You’re probably already familiar with ASC 606

ASC 606 came into effect in 2018 for public companies and in 2019 for private businesses. It was put in place to increase the consistency of financial reporting across industries—which is great, but in the subscription world, keeping up with it still causes headaches.
ASC 606 dictates that revenue must only be recognized after value has been delivered to the customer. And given the ongoing nature of subscriptions…well, you see where it can get complicated. Adopting ASC 606 means SaaS, IoT or any other subscription-based businesses need the ability to track earned and deferred revenue over the entire period of each customer’s subscription.

So, how should a subscription business recognize revenue? Glad you asked! There are four ASC 606-compliant methods for recognizing revenue.

1. Immediate revenue recognition

As the name implies, businesses following the immediate revenue recognition method recognize revenue immediately after receiving it. For businesses that deal in one-time charges, this is obviously the most common revenue recognition method. But how does it work in the world of subscriptions? You’ll probably at least partially recognize revenue immediately if you are an IoT business that sells physical products or charging customers for one-off services such as setup fees. In cases like these, you’d recognize the revenue from your one-time charges immediately. Any accompanying subscription fee would be recognized on a schedule.

2. Manual revenue recognition

We’re all about automation, but there are some situations where SaaS businesses may choose to manually recognize revenue. This includes: 1. If your business is charging its customers a deposit. 2. If your business is unsure of when its next performance obligation will be hit. Either way, if you set your revenue recognition schedule to ‘manual’, the money will sit in the deferred revenue bucket until someone manually acts upon it.

3. Fixed interval revenue recognition

A fixed interval or time-based approach is one of the most common methods of recognizing revenue for SaaS and other subscription businesses. With this approach, the same dollar amount or percentage of revenue is recognized every cycle. So, if you sign a customer on a $12,000/year contract, you can set your system to recognize $1,000/ month every month for the entirety of the year. You could also set up a daily, weekly, or quarterly revenue recognition schedule depending on your performance obligations and the nature of your business.
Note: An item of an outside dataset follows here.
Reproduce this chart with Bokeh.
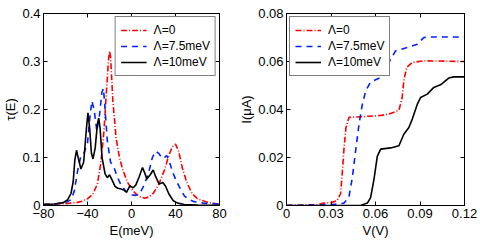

4. Milestone revenue recognition

The milestone method is the most complicated one, recognizing revenue on a very customized and irregular schedule. The intervals and the amount of revenue recognized in each instance don’t have to be standardized, like on a fixed-interval schedule. If you close a $10,000 deal, you may choose to recognize:

• $1,000 on receipt of payment
• $2,000 at the end of month one
• $5,000 at the end of month six
• $2,000 at the end of month twelv

A business may go this route if it knows it will hit its performance obligations at specific, yet irregular intervals throughout the contract.
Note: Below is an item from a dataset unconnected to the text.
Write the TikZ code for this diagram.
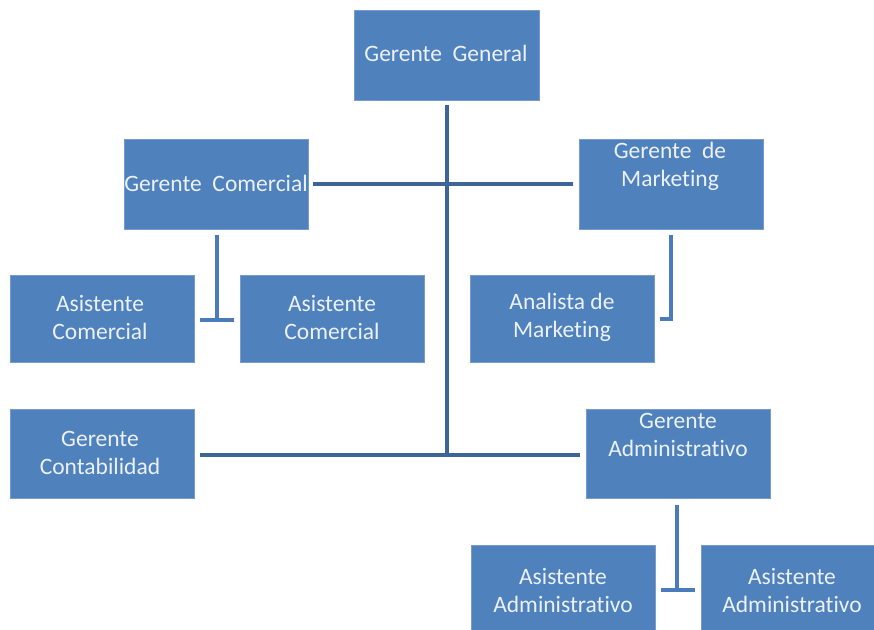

Staying compliant in 2022 and beyond

Manually moving revenue from deferred to earned can be a nightmare if you have lots of contracts or recognize revenue at a granular frequency. Not only is it time consuming but doing anything manually creates the opportunity for human error. And if error means the SEC could come knocking at your door, you probably want to make sure that’s not happening. The solution, then? Automation. A fully ASC 606-compliant recurring billing system can make revenue recognition a ‘set it and forget it’ kinda task. Revenue is recognized automatically in your billing system according to a schedule you set. You can set up integrations that push this info to your ERP or accounting software to keep ledgers balanced across your fintech stack.